No. OpenAI banned the account in June 2025 but did not alert the RCMP or any law enforcement agency. The company stated the content did not meet its internal threshold for referral, which required a “credible and imminent” plan for serious physical harm.
How did the shooter continue using ChatGPT after being banned?
Van Rootselaar created a second ChatGPT account that evaded OpenAI’s detection. The second account was only discovered after police publicly named her as the suspect following the February 10, 2026 shooting.
Who is suing OpenAI over the Tumbler Ridge shooting?
Cia Edmonds, whose 12-year-old daughter Maya Gebala was shot three times, filed a civil lawsuit against OpenAI on March 10, 2026. Multiple other families of victims are also pursuing lawsuits against AI companies.
What does the lawsuit allege about ChatGPT’s role in the shooting?

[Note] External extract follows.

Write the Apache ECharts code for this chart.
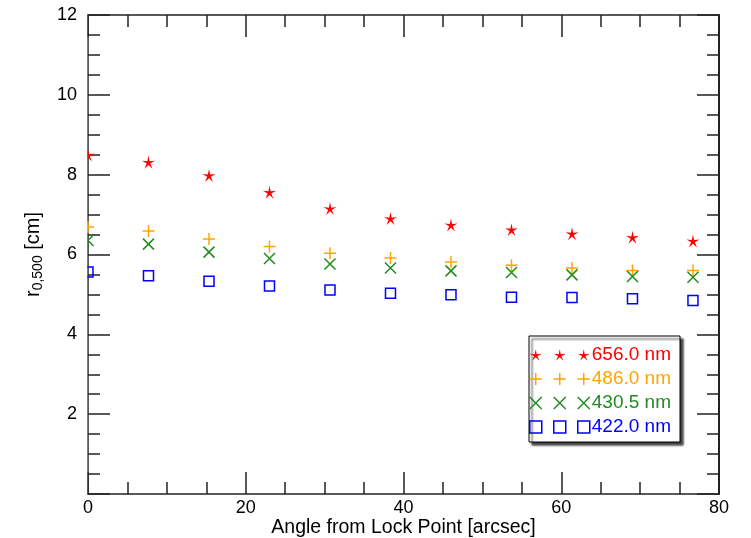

The lawsuit alleges that Van Rootselaar used ChatGPT to help plan the attack, with the chatbot functioning as a “counsellor, pseudo-therapist, trusted confidante, friend, and ally.” It also alleges OpenAI failed to implement age verification and parental consent procedures required by its own policies.
Has OpenAI changed its policies since the shooting?
OpenAI has stated it adjusted its internal thresholds so that cases like the Tumbler Ridge shooter’s flagged content would now trigger referrals to law enforcement. The company has not publicly detailed the specifics of those changes.
How many people were killed and injured in the Tumbler Ridge shooting?
Eight people were killed, including five students aged 12 to 13, an educational assistant, the shooter’s mother, and her 11-year-old half-brother. Twenty-seven others were injured. The shooter died by suicide at the scene.